What is a Concrete Noun?
A concrete noun is a word for something you can perceive with your five senses. You can see it, touch it, hear it, smell it, or taste it. Concrete nouns name real, physical things that exist in the world around us. Most nouns in English are concrete nouns because they refer to things you can experience directly.
How to Recognize Concrete Nouns
To identify a concrete noun, ask yourself: 'Can I touch this thing? Can I see it? Can I experience it with my senses?' If the answer is yes, it is probably a concrete noun. For example, you can touch a table, see a tree, hear music, smell coffee, and taste an apple. All of these are concrete nouns. Concrete nouns can be countable (a book, three books) or uncountable (water, sand, air).
Concrete Nouns vs Abstract Nouns
Not all nouns are concrete. Some nouns name ideas, feelings, or concepts that you cannot see or touch. These are called abstract nouns. For example, love, happiness, and freedom are abstract nouns because you cannot touch them. Concrete nouns are different because they always represent physical things. Learning to tell the difference between concrete and abstract nouns will help you understand English grammar better.

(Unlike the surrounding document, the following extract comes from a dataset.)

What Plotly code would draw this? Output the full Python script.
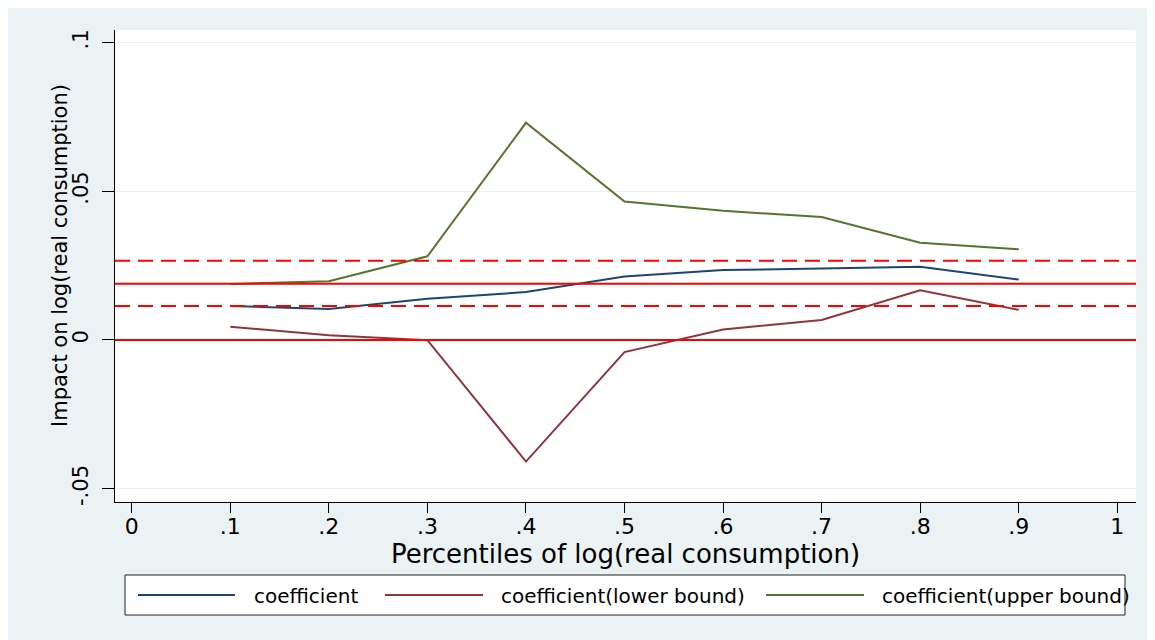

Concrete Nouns vs Abstract Nouns: Side-by-Side Comparison
| Comparison Aspect | Concrete Nouns | Abstract Nouns |
|---|---|---|
| Definition | A noun that refers to a physical person, place, animal, or thing that exists in the material world and can be directly perceived. | A noun that refers to an idea, concept, feeling, quality, or state that has no physical form and cannot be directly perceived by the senses. |
| Sensory Experience | Can be experienced through one or more of the five senses: sight, hearing, touch, taste, or smell. | Cannot be directly experienced through the five senses; it exists only in the mind as a concept or emotion. |
| Physical Existence | Has a tangible, physical presence in the real world. You can point to it, hold it, or observe it. | Has no tangible, physical presence. It cannot be pointed to, held, or directly observed in the real world. |
| Examples — People & Living Things | doctor, child, eagle, dolphin, teacher | courage, wisdom, innocence, personality, ambition |
| Examples — Places & Objects | mountain, library, telephone, river, bridge | democracy, justice, belief, culture, freedom |
| Examples — Feelings & Ideas | tear (a physical drop), scar, heartbeat, sweat, shiver | love, fear, happiness, grief, nostalgia |
| Positive Example Sentence | "She placed the book on the wooden table." | "She felt an overwhelming sense of pride after the performance." |
| Negative Example Sentence | "There was no water left in the bottle." | "There was no justice in the final decision." |
| Can Be Measured or Counted | Often yes — concrete nouns can frequently be counted or measured physically (e.g., three apples, two metres of rope). | Rarely in a direct, physical sense — abstract nouns are typically uncountable and measured only metaphorically (e.g., a great deal of patience). |
| Key Signal Words / Formation | Often identified by asking: "Can I see, hear, touch, taste, or smell it?" A "yes" answer usually points to a concrete noun. | Often formed with suffixes such as -tion, -ness, -ity, -ment, -ship, -dom, -ance, and -ism. |
| Role in Writing | Grounds writing in vivid, sensory detail; makes descriptions feel real, immediate, and relatable to the reader. | Elevates writing to explore deeper themes, emotions, and ideas; essential for philosophical, analytical, or emotional expression. |
Examples
What to Remember
- Concrete nouns name things you can perceive with your five senses: see, touch, hear, smell, or taste.
- Real, physical objects that exist in the world are concrete nouns you can experience directly.
- To identify a concrete nouns, ask yourself if you can touch it or sense it.
- Most nouns in English are concrete nouns because they refer to physical things around us.
- Abstract nouns name ideas or feelings you cannot perceive with your senses, unlike concrete nouns.